So far, I've spent most of my time in Innsbruck, which is a far larger, more vibrant, and modern city than the slightly crumbly historic backwater I remembered from my last visit, which was admittedly forty-two years ago in 1972. I've been getting back to my hotel late, after dark, and I had assumed I was in the sort of hillside hamlet one might find oneself in on holiday in Wales, the Lake District, or even the Dordogne. There'd be a hotel or two, maybe a bar, but no shops beyond a tiny, ill-stocked Spar, and a general sense that everything worth doing, buying, or seeing lay in the valley below. Or maybe even 20 miles away.

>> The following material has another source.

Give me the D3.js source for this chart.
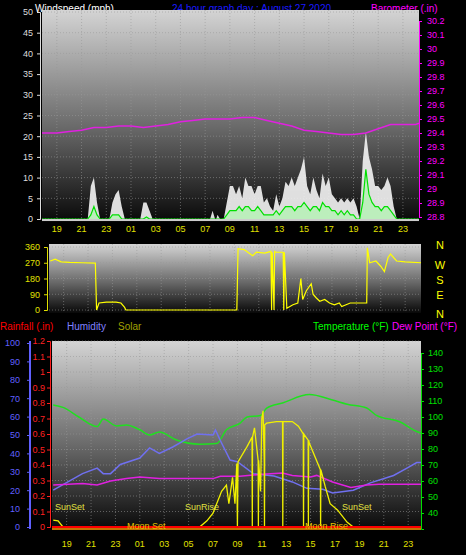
<!DOCTYPE html>
<html><head><meta charset="utf-8">
<script src="https://cdn.jsdelivr.net/npm/d3@7"></script>
<style>body{margin:0;background:#000}svg{display:block;font-family:"Liberation Sans",Arial,sans-serif}</style>
</head><body><svg id="c" width="466" height="555"></svg>
<script>
// ---- data (hours since 00:00 Aug 26; 24 = 00 Aug 27) ----
const hourTicks = [19,21,23,25,27,29,31,33,35,37,39,41,43,45,47];
const windTicks = [0,5,10,15,20,25,30,35,40,45,50];
const baroTicks = [28.8,28.9,29,29.1,29.2,29.3,29.4,29.5,29.6,29.7,29.8,29.9,30,30.1,30.2];
const dirTicks = [0,90,180,270,360];
const compass = ["N","W","S","E","N"];
const humTicks = [0,10,20,30,40,50,60,70,80,90,100];
const rainTicks = [0,0.1,0.2,0.3,0.4,0.5,0.6,0.7,0.8,0.9,1,1.1,1.2];
const tempTicks = [40,50,60,70,80,90,100,110,120,130,140];

const baroHours = [17.8,19,20,21,22,23,24,25,26,27,28,29,30,31,32,33,34,35,36,37,38,39,40,41,42,43,44,45,46,47,48,48.3];
const baroVals  = [29.40,29.40,29.41,29.42,29.44,29.44,29.45,29.45,29.44,29.45,29.46,29.48,29.49,29.50,29.50,29.50,29.51,29.51,29.49,29.47,29.45,29.42,29.41,29.40,29.39,29.39,29.40,29.43,29.46,29.46,29.46,29.47];

const windHours = [17.8,21.5,21.75,22,22.25,22.5,23.25,23.5,23.75,24,24.25,24.5,25.75,26,26.25,26.5,26.75,31.4,31.6,31.8,31.9,32,32.2,32.5,
 32.75,33,33.25,33.5,33.75,34,34.25,34.5,34.75,35,35.25,35.5,35.75,36,36.25,36.5,36.75,37,37.25,37.5,37.75,38,38.25,38.5,38.75,39,39.25,39.5,39.75,40,40.25,40.5,40.75,41,41.25,41.5,41.75,42,42.25,42.5,42.75,43,43.25,43.5,
 43.75,44,44.25,44.5,44.75,45,45.25,45.5,45.75,46,46.25,46.5,46.75,48.3];
const windGust = [0,0,8,10,4,0,0,4,6,7,3,0,0,4,4,2,0,0,2,0,0,1,0,0,
 4,8,8,6,8,5,10,8,8,6,8,8,4,5,3,2,6,3,5,9,8,10,8,10,12,15,8,6,10,7,5,11,8,10,6,5,4,5,4,5,4,5,3,0,
 14,21,15,12,8,8,7,8,10,8,3,0,0,0];
const windAvg = [0,0,1,3,1,0,0,1,1,1,0,0,0,0,0.5,0,0,0,0,0,0,0,0,0,
 1,2,2,2,3,2,3,3,2,2,3,2,1,1,1,1,2,1,2,3,3,3,2,3,3,4,3,2,3,3,2,4,3,3,2,2,1,2,1,2,1,1,0,0,
 4,12,6,4,3,3,2,3,3,2,1,0,0,0];

const dirHours = [17.9,18.3,18.8,19.5,20.5,21.6,21.7,21.9,22.5,23.3,23.7,24.0,24.1,33.2,33.3,33.8,34.5,34.8,35.5,36.0,36.05,36.1,36.25,36.3,36.4,37.0,37.05,37.1,37.3,37.8,38.2,38.45,38.6,38.9,39.3,39.45,39.7,40.0,40.4,40.8,41.2,41.6,41.8,42.5,43.4,43.85,43.9,44.1,44.6,45.0,45.3,45.6,45.8,46.3,47.0,48.3];
const dirVals  = [280,290,275,272,270,268,0,40,45,45,40,15,0,0,350,345,310,330,325,335,0,330,0,335,330,330,0,330,10,30,40,180,60,110,150,90,70,50,60,40,30,40,20,40,40,40,355,270,280,250,220,300,320,280,275,270];

const tempHours = [17.9,18.7,20,21.5,22,23.1,23.9,25,25.8,26.6,28,29.9,31.3,32.1,33.2,33.8,34.9,35.4,36.7,38.9,40.8,42,43.6,44.4,46.3,47.8,48.05];
const tempVals  = [107.5,106,100,94,98.7,94.4,95,92,88.8,90.6,85.6,83,83.4,92,96,100,101,105.6,108.8,114,110.6,108,105.6,101,97,90.6,90];
const humHours = [17.9,20.3,21.5,22,22.6,23.4,25,25.8,26.6,27.7,28.9,29.7,31,31.2,31.6,32.4,33,34.3,36,37.5,38.7,40,40.8,42.5,43.9,45.8,46.9,47.7,48.05];
const humVals  = [20,29,32,29,29,34,37.5,43,40,43.5,48,50.5,50,52.7,47,36.4,35.5,29,27.7,24.5,21,20.5,18.5,20,24,28,32,35,35];
const dewHours = [17.9,20.3,21.5,22.6,23.9,25,26.6,28.9,31,31.6,33.2,35.4,36.7,37.5,39,39.5,40.8,42.3,43.6,44.6,46,48.05];
const dewVals  = [57.5,58.5,57.5,60,61.5,62.5,61.5,61.5,61.5,63,63,64.4,65,63.5,62.5,63.5,59.4,56,57.5,58,58,58];
const solarHours = [17.9,18.3,18.7,29.9,30.5,31,31.7,32.1,32.3,32.6,32.8,32.95,33.0,33.05,33.8,34.2,34.22,34.24,34.4,34.7,34.72,34.74,34.9,35.0,35.1,35.2,35.22,35.24,35.4,36.2,36.7,36.72,36.74,37.5,38.0,38.4,38.42,38.44,38.8,38.82,38.84,38.9,39.8,39.82,39.84,40.2,40.6,41.2,42,42.5,48.05];
const solarVals  = [0.045,0.04,0,0,0.04,0.09,0.23,0.27,0.15,0.32,0.15,0.41,0,0.42,0.52,0.58,0,0.58,0.64,0.43,0,0.43,0.23,0.7,0.75,0.42,0,0.66,0.67,0.68,0.68,0,0.68,0.68,0.65,0.6,0,0.6,0.56,0,0.56,0.54,0.37,0,0.37,0.26,0.15,0.11,0.03,0,0];

// ---- drawing ----
const svg = d3.select("#c");
svg.append("rect").attr("width",466).attr("height",555).attr("fill","#000");
const defs = svg.append("defs");
const g = defs.append("linearGradient").attr("id","bg").attr("x1",0).attr("x2",0).attr("y1",0).attr("y2",1);
g.append("stop").attr("offset","0%").attr("stop-color","#d4d4d4");
g.append("stop").attr("offset","55%").attr("stop-color","#6a6a6a");
g.append("stop").attr("offset","100%").attr("stop-color","#080808");
const hl = h => String(h%24).padStart(2,"0");
function txt(x,y,s,c,anchor,size){svg.append("text").attr("x",x).attr("y",y).text(s).attr("fill",c).attr("font-size",size||10).attr("text-anchor",anchor||"start");}

function panel(x0,x1,y0,y1,xs,ys,yt){
  svg.append("rect").attr("x",x0).attr("y",y0).attr("width",x1-x0).attr("height",y1-y0).attr("fill","url(#bg)");
  const gr = svg.append("g").attr("stroke","#9a9a9a").attr("stroke-width",0.7).attr("stroke-dasharray","1,2").attr("opacity",0.8);
  hourTicks.forEach(h=>gr.append("line").attr("x1",xs(h)).attr("x2",xs(h)).attr("y1",y0).attr("y2",y1));
  yt.forEach(v=>gr.append("line").attr("x1",x0).attr("x2",x1).attr("y1",ys(v)).attr("y2",ys(v)));
}
function xlabels(xs,y){hourTicks.forEach(h=>txt(xs(h),y,hl(h),"#e0e000","middle",9));}
function leftAxis(x,ys,ticks,col,fmt,labelX,ext){
  const a = svg.append("g").attr("transform",`translate(${x},0)`).call(d3.axisLeft(ys).tickValues(ticks).tickSize(3).tickFormat(fmt));
  a.selectAll("path,line").attr("stroke",col);
  a.selectAll("text").attr("fill",col).attr("font-size",9).attr("font-family","Liberation Sans, Arial").attr("x",labelX-x);
}
// Titles
txt(35,12,"Windspeed (mph)","#fff");
txt(172,12,"24 hour graph day : August 27 2020","#1a1aff");
txt(371,12,"Barometer (.in)","#ff00ff");

// Top panel
const xT = d3.scaleLinear().domain([17.8,48.3]).range([42,419]);
const yW = d3.scaleLinear().domain([0,50]).range([219,12]);
const yB = d3.scaleLinear().domain([28.8,30.2]).range([217,21]);
panel(42,419,10,222,xT,yW,windTicks);
leftAxis(40,yW,windTicks,"#ddd",d=>d,33);
const ra = svg.append("g").attr("transform","translate(419,0)").call(d3.axisRight(yB).tickValues(baroTicks).tickSize(3).tickFormat(d=>+d.toFixed(1)));
ra.selectAll("path,line").attr("stroke","#ff00ff");
ra.selectAll("text").attr("fill","#ff00ff").attr("font-size",9).attr("x",8);
const wi = windHours.map((h,i)=>i);
svg.append("path").datum(wi).attr("fill","#f4f4f4").attr("opacity",0.9)
  .attr("d",d3.area().x(i=>xT(windHours[i])).y0(yW(0)).y1(i=>yW(windGust[i])));
svg.append("path").datum(wi).attr("fill","#b8f0b8").attr("opacity",0.9)
  .attr("d",d3.area().x(i=>xT(windHours[i])).y0(yW(0)).y1(i=>yW(windAvg[i])));
svg.append("path").datum(wi).attr("fill","none").attr("stroke","#00e000").attr("stroke-width",1.2)
  .attr("d",d3.line().x(i=>xT(windHours[i])).y(i=>yW(windAvg[i])));
svg.append("line").attr("x1",42).attr("x2",419).attr("y1",yW(0)+1).attr("y2",yW(0)+1).attr("stroke","#ccc").attr("stroke-width",2);
svg.append("path").datum(baroHours.map((h,i)=>i)).attr("fill","none").attr("stroke","#e020e0").attr("stroke-width",1.5)
  .attr("d",d3.line().x(i=>xT(baroHours[i])).y(i=>yB(baroVals[i])));
xlabels(xT,232);

// Middle panel
const xM = d3.scaleLinear().domain([17.8,48.3]).range([49,421]);
const yD = d3.scaleLinear().domain([0,360]).range([310,247]);
panel(49,421,244,313,xM,yD,dirTicks);
leftAxis(47,yD,dirTicks,"#e0e000",d=>d,40);
svg.append("path").datum(dirHours.map((h,i)=>i)).attr("fill","none").attr("stroke","#ffff00").attr("stroke-width",1.2)
  .attr("d",d3.line().x(i=>xM(dirHours[i])).y(i=>yD(dirVals[i])));
compass.forEach((c,i)=>txt(440,yD(dirTicks[4-i])+[2,6,5,5,8][i],compass[i],"#ffff00","middle",11));

// Legend
txt(0,330,"Rainfall (.in)","#ff0000");
txt(67,330,"Humidity","#8080ff");
txt(118,330,"Solar","#a0a000");
txt(313,330,"Temperature (°F)","#00ff00");
txt(392,330,"Dew Point (°F)","#ff00ff");

// Bottom panel
const xB = d3.scaleLinear().domain([17.8,48.05]).range([52,421]);
const yH = d3.scaleLinear().domain([0,100]).range([527,343]);
const yR = d3.scaleLinear().domain([0,1.2]).range([527,341]);
const yTm = d3.scaleLinear().domain([30,140]).range([529,353]);
panel(52,421,341,530,xB,yR,rainTicks);
leftAxis(30,yH,humTicks,"#6060ff",d=>d,20);
leftAxis(50,yR,rainTicks,"#ff2020",d=>+d.toFixed(1),45);
svg.append("line").attr("x1",30).attr("x2",30).attr("y1",341).attr("y2",529).attr("stroke","#6060ff").attr("stroke-width",2);
const ta = svg.append("g").attr("transform","translate(421,0)").call(d3.axisRight(yTm).tickValues(tempTicks).tickSize(3));
ta.selectAll("path,line").attr("stroke","#00e000");
ta.selectAll("text").attr("fill","#00e000").attr("font-size",9).attr("x",7);
const line = (xs,ys,H,V)=>d3.line().x(i=>xs(H[i])).y(i=>ys(V[i]));
svg.append("path").datum(tempHours.map((h,i)=>i)).attr("fill","none").attr("stroke","#20e020").attr("stroke-width",1.5).attr("d",line(xB,yTm,tempHours,tempVals).curve(d3.curveMonotoneX));
svg.append("path").datum(humHours.map((h,i)=>i)).attr("fill","none").attr("stroke","#7070f0").attr("stroke-width",1.5).attr("d",line(xB,yH,humHours,humVals));
svg.append("path").datum(dewHours.map((h,i)=>i)).attr("fill","none").attr("stroke","#e020e0").attr("stroke-width",1.5).attr("d",line(xB,yTm,dewHours,dewVals));
svg.append("path").datum(solarHours.map((h,i)=>i)).attr("fill","none").attr("stroke","#f0f000").attr("stroke-width",1.3).attr("d",line(xB,yR,solarHours,solarVals));
svg.append("line").attr("x1",52).attr("x2",421).attr("y1",yR(0)).attr("y2",yR(0)).attr("stroke","#ff0000").attr("stroke-width",2);
svg.append("line").attr("x1",52).attr("x2",421).attr("y1",yR(0)+2).attr("y2",yR(0)+2).attr("stroke","#ff9900").attr("stroke-width",1.5);
txt(55,510,"SunSet","#e0e040","start",9);
txt(185,510,"SunRise","#e0e040","start",9);
txt(342,510,"SunSet","#e0e040","start",9);
txt(127,529,"Moon Set","#e0c000","start",9);
txt(305,529,"Moon Rise","#e0c000","start",9);
xlabels(xB,547);
</script></body></html>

I have rarely been so wrong. This village shouts prosperity at every turn. It has a bank, and its own multi-lingual tourist information centre, several up-market shops (including one that sells an amazing range of hiking and skiing gear), plus a number of bars and restaurants. As well as the "typically Tyrolean" and lovingly-preserved old timber-framed buildings, it has plenty of new houses, mainly built to a chic, modernist euro-aesthetic with stunning views over the Inn Valley. I began to wonder what it would take to persuade my partner to learn to speak German. We'd probably get more visitors here than we do in Southampton.
The key word, of course, is skiing. Up here is where the snow-slopes and cable lifts are, not down in Innsbruck. I haven't looked at the seasonal tariff for my hotel, but I'd be amazed if it doesn't double or even treble in winter. The hiking shop is already starting to stock up in ski-boots, and all that other, hi-tech, hi-fashion gear that goes with a week or two sliding down hills, and gets the tills beeping.
Needless to say, I have never been skiing, and have zero interest in doing so. Curiously, though, I do have an extensive ski-related vocabulary in German. The lady in the hiking shop looked mildly astonished when the man who had stumbled his way through some elementary shopping transactions started to name the exotic items being unboxed in the shop, and referred to skiing in the Austrian manner as "schi-laufen".
As it happens, in 1972 we had a German assistant who helped us with our spoken German at our school, named Herr Hübler, who was a trainee teacher and part-time skiing instructor from Salzburg. He seemed unconcerned that to hand out vocab sheets on skiing to a group of working- and lower-middle class boys from Stevenage was about as pointless as handing out polo sticks at games time. But (and here this post takes an elegant concluding slalom turn) Herr Hübler was a nice man, and offered his half-built house in Salzburg to two of those boys to stay in during that summer of 1972, should they be able to make it down there. Which we did, having a fine time during the Salzburg Festival, and from where we hitchhiked down the Inn Valley to Innsbruck, and had an even finer time.
From my hotel room balcony
But you were wondering about the exhibition opening... I'm coming to that, not to mention my television debut.
2 comments:
Ah, the old 'view from the hotel room' cliche - except on this occasion, eminently worthwhile.
The ultimate "hotel room" photographs are the photos of Abelardo Morell, where an entire room in, say, Venice, is blacked out and, via a pinhole, becomes a camera obscura of the view outside -- really original and interesting work.